── Information supplied

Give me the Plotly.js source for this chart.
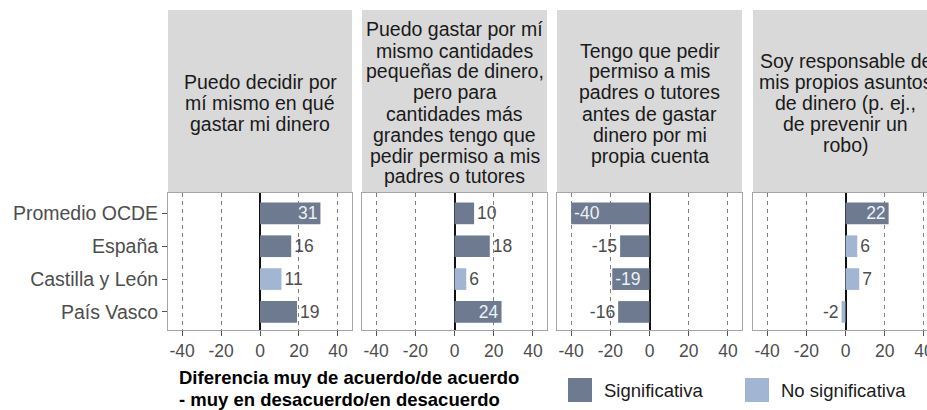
<!DOCTYPE html>
<html>
<head>
<meta charset="utf-8">
<script src="https://cdn.plot.ly/plotly-3.0.1.min.js"></script>
<style>
html,body{margin:0;padding:0;background:#fff;overflow:hidden;width:927px;height:410px;}
#chart{width:950px;height:410px;}
</style>
</head>
<body>
<div id="chart"></div>
<script>
// ---- data ----
const categories = ['Promedio OCDE', 'España', 'Castilla y León', 'País Vasco'];
const panelTitles = [
  'Puedo decidir por\nmí mismo en qué\ngastar mi dinero',
  'Puedo gastar por mí\nmismo cantidades\npequeñas de dinero,\npero para\ncantidades más\ngrandes tengo que\npedir permiso a mis\npadres o tutores',
  'Tengo que pedir\npermiso a mis\npadres o tutores\nantes de gastar\ndinero por mi\npropia cuenta',
  'Soy responsable de\nmis propios asuntos\nde dinero (p. ej.,\nde prevenir un\nrobo)'
];
const valuesDecidir     = [31, 16, 11, 19];
const valuesPequenas    = [10, 18, 6, 24];
const valuesPermiso     = [-40, -15, -19, -16];
const valuesResponsable = [22, 6, 7, -2];
const sigDecidir     = [true, true, false, true];
const sigPequenas    = [true, true, false, true];
const sigPermiso     = [true, true, true, true];
const sigResponsable = [true, false, false, false];
const xTickValues = [-40, -20, 0, 20, 40];
const legendTitle = ['Diferencia muy de acuerdo/de acuerdo', '- muy en desacuerdo/en desacuerdo'];
const legendLabels = ['Significativa', 'No significativa'];

// ---- style ----
const labelInside = [
  [true, false, false, false],
  [false, false, false, true],
  [true, false, true, false],
  [true, false, false, false]
];
const allValues = [valuesDecidir, valuesPequenas, valuesPermiso, valuesResponsable];
const allSig = [sigDecidir, sigPequenas, sigPermiso, sigResponsable];
const COL_SIG = '#6d7a8f';
const COL_NS = '#a2b5d3';
const FONT = 'Liberation Sans, Arial, sans-serif';
const W = 950, H = 410;
const px = x => x / W;
const py = y => 1 - y / H;
const panelX = [[168, 352], [362, 547], [557, 742], [753, 938]];
const plotTop = 193, plotBottom = 330, stripTop = 10;

const data = [];
const layout = {
  width: W, height: H,
  margin: {l: 0, r: 0, t: 0, b: 0},
  paper_bgcolor: '#fff', plot_bgcolor: '#fff',
  showlegend: false,
  font: {family: FONT, color: '#4d4d4d', size: 17},
  shapes: [], annotations: [],
  bargap: 0.34
};

for (let i = 0; i < 4; i++) {
  const sfx = i === 0 ? '' : String(i + 1);
  const vals = allValues[i];
  data.push({
    type: 'bar', orientation: 'h',
    x: vals, y: categories,
    xaxis: 'x' + sfx, yaxis: 'y' + sfx,
    marker: {color: allSig[i].map(s => s ? COL_SIG : COL_NS)},
    text: vals.map(v => String(v)),
    textposition: labelInside[i].map(b => b ? 'inside' : 'outside'),
    insidetextanchor: 'end',
    insidetextfont: {family: FONT, size: 17.5, color: '#eef1f6'},
    outsidetextfont: {family: FONT, size: 17.5, color: '#4d4d4d'},
    constraintext: 'none',
    cliponaxis: false,
    textangle: 0,
    hoverinfo: 'none'
  });
  const d = panelX[i];
  layout['xaxis' + sfx] = {
    domain: [px(d[0]), px(d[1])],
    anchor: 'y' + sfx,
    range: [-47.2, 47.2],
    tickvals: xTickValues,
    ticktext: xTickValues.map(String),
    ticks: 'outside', ticklen: 5, tickcolor: '#555', tickwidth: 1,
    tickfont: {family: FONT, size: 17.5, color: '#4d4d4d'},
    showgrid: true, gridcolor: '#808080', gridwidth: 1, griddash: '4px,4px',
    zeroline: true, zerolinecolor: '#111', zerolinewidth: 2,
    showline: true, mirror: true, linecolor: '#a6a6a6', linewidth: 1,
    fixedrange: true
  };
  layout['yaxis' + sfx] = {
    domain: [py(plotBottom), py(plotTop)],
    anchor: 'x' + sfx,
    type: 'category',
    categoryorder: 'array', categoryarray: categories,
    range: [3.55, -0.62],
    showticklabels: i === 0,
    ticks: i === 0 ? 'outside' : '', ticklen: 5, tickcolor: '#555',
    tickfont: {family: FONT, size: 19.5, color: '#4d4d4d'},
    showgrid: false, zeroline: false,
    showline: true, mirror: true, linecolor: '#a6a6a6', linewidth: 1,
    fixedrange: true
  };
  // strip
  layout.shapes.push({
    type: 'rect', xref: 'paper', yref: 'paper', layer: 'below',
    x0: px(d[0]), x1: px(d[1]), y0: py(plotTop), y1: py(stripTop),
    fillcolor: '#d9d9d9', line: {width: 0}
  });
  const lines = panelTitles[i].split('\n');
  const lh = 21, cy = 103;
  lines.forEach((ln, k) => {
    const y = cy + (k - (lines.length - 1) / 2) * lh;
    layout.annotations.push({
      xref: 'paper', yref: 'paper', x: px((d[0] + d[1]) / 2), y: py(y),
      xanchor: 'center', yanchor: 'middle', showarrow: false,
      text: ln, font: {family: FONT, size: 19.5, color: '#1a1a1a'}
    });
  });
}

// legend (manual)
legendTitle.forEach((t, k) => {
  layout.annotations.push({
    xref: 'paper', yref: 'paper', x: px(177), y: py(377.5 + k * 21.5),
    xanchor: 'left', yanchor: 'middle', showarrow: false,
    text: '<b>' + t + '</b>', font: {family: FONT, size: 18.5, color: '#000'}
  });
});
const keyX = [568, 745];
const keyCols = [COL_SIG, COL_NS];
legendLabels.forEach((lab, k) => {
  layout.shapes.push({
    type: 'rect', xref: 'paper', yref: 'paper',
    x0: px(keyX[k]), x1: px(keyX[k] + 24), y0: py(402), y1: py(378),
    fillcolor: keyCols[k], line: {width: 0}
  });
  layout.annotations.push({
    xref: 'paper', yref: 'paper', x: px(keyX[k] + 34), y: py(390),
    xanchor: 'left', yanchor: 'middle', showarrow: false,
    text: lab, font: {family: FONT, size: 18.5, color: '#1a1a1a'}
  });
});

Plotly.newPlot('chart', data, layout, {staticPlot: true, displayModeBar: false});
</script>
</body>
</html>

────

• Goal: Transcribe the preceding listing in its entirety and with exact wording, leaving out pictures.

• Response to the exercise:
Give me the Plotly.js source for this chart.
<!DOCTYPE html>
<html>
<head>
<meta charset="utf-8">
<script src="https://cdn.plot.ly/plotly-3.0.1.min.js"></script>
<style>
html,body{margin:0;padding:0;background:#fff;overflow:hidden;width:927px;height:410px;}
#chart{width:950px;height:410px;}
</style>
</head>
<body>
<div id="chart"></div>
<script>
// ---- data ----
const categories = ['Promedio OCDE', 'España', 'Castilla y León', 'País Vasco'];
const panelTitles = [
  'Puedo decidir por\nmí mismo en qué\ngastar mi dinero',
  'Puedo gastar por mí\nmismo cantidades\npequeñas de dinero,\npero para\ncantidades más\ngrandes tengo que\npedir permiso a mis\npadres o tutores',
  'Tengo que pedir\npermiso a mis\npadres o tutores\nantes de gastar\ndinero por mi\npropia cuenta',
  'Soy responsable de\nmis propios asuntos\nde dinero (p. ej.,\nde prevenir un\nrobo)'
];
const valuesDecidir     = [31, 16, 11, 19];
const valuesPequenas    = [10, 18, 6, 24];
const valuesPermiso     = [-40, -15, -19, -16];
const valuesResponsable = [22, 6, 7, -2];
const sigDecidir     = [true, true, false, true];
const sigPequenas    = [true, true, false, true];
const sigPermiso     = [true, true, true, true];
const sigResponsable = [true, false, false, false];
const xTickValues = [-40, -20, 0, 20, 40];
const legendTitle = ['Diferencia muy de acuerdo/de acuerdo', '- muy en desacuerdo/en desacuerdo'];
const legendLabels = ['Significativa', 'No significativa'];

// ---- style ----
const labelInside = [
  [true, false, false, false],
  [false, false, false, true],
  [true, false, true, false],
  [true, false, false, false]
];
const allValues = [valuesDecidir, valuesPequenas, valuesPermiso, valuesResponsable];
const allSig = [sigDecidir, sigPequenas, sigPermiso, sigResponsable];
const COL_SIG = '#6d7a8f';
const COL_NS = '#a2b5d3';
const FONT = 'Liberation Sans, Arial, sans-serif';
const W = 950, H = 410;
const px = x => x / W;
const py = y => 1 - y / H;
const panelX = [[168, 352], [362, 547], [557, 742], [753, 938]];
const plotTop = 193, plotBottom = 330, stripTop = 10;

const data = [];
const layout = {
  width: W, height: H,
  margin: {l: 0, r: 0, t: 0, b: 0},
  paper_bgcolor: '#fff', plot_bgcolor: '#fff',
  showlegend: false,
  font: {family: FONT, color: '#4d4d4d', size: 17},
  shapes: [], annotations: [],
  bargap: 0.34
};

for (let i = 0; i < 4; i++) {
  const sfx = i === 0 ? '' : String(i + 1);
  const vals = allValues[i];
  data.push({
    type: 'bar', orientation: 'h',
    x: vals, y: categories,
    xaxis: 'x' + sfx, yaxis: 'y' + sfx,
    marker: {color: allSig[i].map(s => s ? COL_SIG : COL_NS)},
    text: vals.map(v => String(v)),
    textposition: labelInside[i].map(b => b ? 'inside' : 'outside'),
    insidetextanchor: 'end',
    insidetextfont: {family: FONT, size: 17.5, color: '#eef1f6'},
    outsidetextfont: {family: FONT, size: 17.5, color: '#4d4d4d'},
    constraintext: 'none',
    cliponaxis: false,
    textangle: 0,
    hoverinfo: 'none'
  });
  const d = panelX[i];
  layout['xaxis' + sfx] = {
    domain: [px(d[0]), px(d[1])],
    anchor: 'y' + sfx,
    range: [-47.2, 47.2],
    tickvals: xTickValues,
    ticktext: xTickValues.map(String),
    ticks: 'outside', ticklen: 5, tickcolor: '#555', tickwidth: 1,
    tickfont: {family: FONT, size: 17.5, color: '#4d4d4d'},
    showgrid: true, gridcolor: '#808080', gridwidth: 1, griddash: '4px,4px',
    zeroline: true, zerolinecolor: '#111', zerolinewidth: 2,
    showline: true, mirror: true, linecolor: '#a6a6a6', linewidth: 1,
    fixedrange: true
  };
  layout['yaxis' + sfx] = {
    domain: [py(plotBottom), py(plotTop)],
    anchor: 'x' + sfx,
    type: 'category',
    categoryorder: 'array', categoryarray: categories,
    range: [3.55, -0.62],
    showticklabels: i === 0,
    ticks: i === 0 ? 'outside' : '', ticklen: 5, tickcolor: '#555',
    tickfont: {family: FONT, size: 19.5, color: '#4d4d4d'},
    showgrid: false, zeroline: false,
    showline: true, mirror: true, linecolor: '#a6a6a6', linewidth: 1,
    fixedrange: true
  };
  // strip
  layout.shapes.push({
    type: 'rect', xref: 'paper', yref: 'paper', layer: 'below',
    x0: px(d[0]), x1: px(d[1]), y0: py(plotTop), y1: py(stripTop),
    fillcolor: '#d9d9d9', line: {width: 0}
  });
  const lines = panelTitles[i].split('\n');
  const lh = 21, cy = 103;
  lines.forEach((ln, k) => {
    const y = cy + (k - (lines.length - 1) / 2) * lh;
    layout.annotations.push({
      xref: 'paper', yref: 'paper', x: px((d[0] + d[1]) / 2), y: py(y),
      xanchor: 'center', yanchor: 'middle', showarrow: false,
      text: ln, font: {family: FONT, size: 19.5, color: '#1a1a1a'}
    });
  });
}

// legend (manual)
legendTitle.forEach((t, k) => {
  layout.annotations.push({
    xref: 'paper', yref: 'paper', x: px(177), y: py(377.5 + k * 21.5),
    xanchor: 'left', yanchor: 'middle', showarrow: false,
    text: '<b>' + t + '</b>', font: {family: FONT, size: 18.5, color: '#000'}
  });
});
const keyX = [568, 745];
const keyCols = [COL_SIG, COL_NS];
legendLabels.forEach((lab, k) => {
  layout.shapes.push({
    type: 'rect', xref: 'paper', yref: 'paper',
    x0: px(keyX[k]), x1: px(keyX[k] + 24), y0: py(402), y1: py(378),
    fillcolor: keyCols[k], line: {width: 0}
  });
  layout.annotations.push({
    xref: 'paper', yref: 'paper', x: px(keyX[k] + 34), y: py(390),
    xanchor: 'left', yanchor: 'middle', showarrow: false,
    text: lab, font: {family: FONT, size: 18.5, color: '#1a1a1a'}
  });
});

Plotly.newPlot('chart', data, layout, {staticPlot: true, displayModeBar: false});
</script>
</body>
</html>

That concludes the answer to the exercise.